Problem:
Extract the data exactly, missing nothing.

++++ Material ++++

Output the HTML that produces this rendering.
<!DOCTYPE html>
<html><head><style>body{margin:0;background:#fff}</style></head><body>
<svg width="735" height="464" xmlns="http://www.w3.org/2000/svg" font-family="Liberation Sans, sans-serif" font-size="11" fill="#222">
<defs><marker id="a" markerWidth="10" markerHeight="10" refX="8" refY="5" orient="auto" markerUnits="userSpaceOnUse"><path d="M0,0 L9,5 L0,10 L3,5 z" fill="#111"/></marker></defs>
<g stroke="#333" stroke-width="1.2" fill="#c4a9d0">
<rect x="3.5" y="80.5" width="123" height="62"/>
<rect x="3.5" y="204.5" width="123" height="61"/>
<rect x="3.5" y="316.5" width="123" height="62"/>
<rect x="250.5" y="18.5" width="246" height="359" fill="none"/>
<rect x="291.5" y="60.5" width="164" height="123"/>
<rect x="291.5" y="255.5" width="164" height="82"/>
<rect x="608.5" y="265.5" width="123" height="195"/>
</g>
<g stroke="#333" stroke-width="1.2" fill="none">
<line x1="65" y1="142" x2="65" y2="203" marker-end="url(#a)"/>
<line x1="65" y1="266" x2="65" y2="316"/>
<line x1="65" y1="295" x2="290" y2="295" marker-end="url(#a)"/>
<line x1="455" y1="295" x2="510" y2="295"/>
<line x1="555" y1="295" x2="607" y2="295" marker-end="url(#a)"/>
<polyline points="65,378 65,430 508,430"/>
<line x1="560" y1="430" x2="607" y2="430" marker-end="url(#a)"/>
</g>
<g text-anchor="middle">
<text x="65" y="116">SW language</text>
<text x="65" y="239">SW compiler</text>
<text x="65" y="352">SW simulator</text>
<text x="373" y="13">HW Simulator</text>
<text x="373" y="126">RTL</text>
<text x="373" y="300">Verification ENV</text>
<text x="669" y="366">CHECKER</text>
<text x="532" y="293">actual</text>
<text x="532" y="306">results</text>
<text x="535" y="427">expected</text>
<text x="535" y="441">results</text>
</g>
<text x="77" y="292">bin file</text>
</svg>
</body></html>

++++

Task result:
Output the HTML that produces this rendering.
<!DOCTYPE html>
<html><head><style>body{margin:0;background:#fff}</style></head><body>
<svg width="735" height="464" xmlns="http://www.w3.org/2000/svg" font-family="Liberation Sans, sans-serif" font-size="11" fill="#222">
<defs><marker id="a" markerWidth="10" markerHeight="10" refX="8" refY="5" orient="auto" markerUnits="userSpaceOnUse"><path d="M0,0 L9,5 L0,10 L3,5 z" fill="#111"/></marker></defs>
<g stroke="#333" stroke-width="1.2" fill="#c4a9d0">
<rect x="3.5" y="80.5" width="123" height="62"/>
<rect x="3.5" y="204.5" width="123" height="61"/>
<rect x="3.5" y="316.5" width="123" height="62"/>
<rect x="250.5" y="18.5" width="246" height="359" fill="none"/>
<rect x="291.5" y="60.5" width="164" height="123"/>
<rect x="291.5" y="255.5" width="164" height="82"/>
<rect x="608.5" y="265.5" width="123" height="195"/>
</g>
<g stroke="#333" stroke-width="1.2" fill="none">
<line x1="65" y1="142" x2="65" y2="203" marker-end="url(#a)"/>
<line x1="65" y1="266" x2="65" y2="316"/>
<line x1="65" y1="295" x2="290" y2="295" marker-end="url(#a)"/>
<line x1="455" y1="295" x2="510" y2="295"/>
<line x1="555" y1="295" x2="607" y2="295" marker-end="url(#a)"/>
<polyline points="65,378 65,430 508,430"/>
<line x1="560" y1="430" x2="607" y2="430" marker-end="url(#a)"/>
</g>
<g text-anchor="middle">
<text x="65" y="116">SW language</text>
<text x="65" y="239">SW compiler</text>
<text x="65" y="352">SW simulator</text>
<text x="373" y="13">HW Simulator</text>
<text x="373" y="126">RTL</text>
<text x="373" y="300">Verification ENV</text>
<text x="669" y="366">CHECKER</text>
<text x="532" y="293">actual</text>
<text x="532" y="306">results</text>
<text x="535" y="427">expected</text>
<text x="535" y="441">results</text>
</g>
<text x="77" y="292">bin file</text>
</svg>
</body></html>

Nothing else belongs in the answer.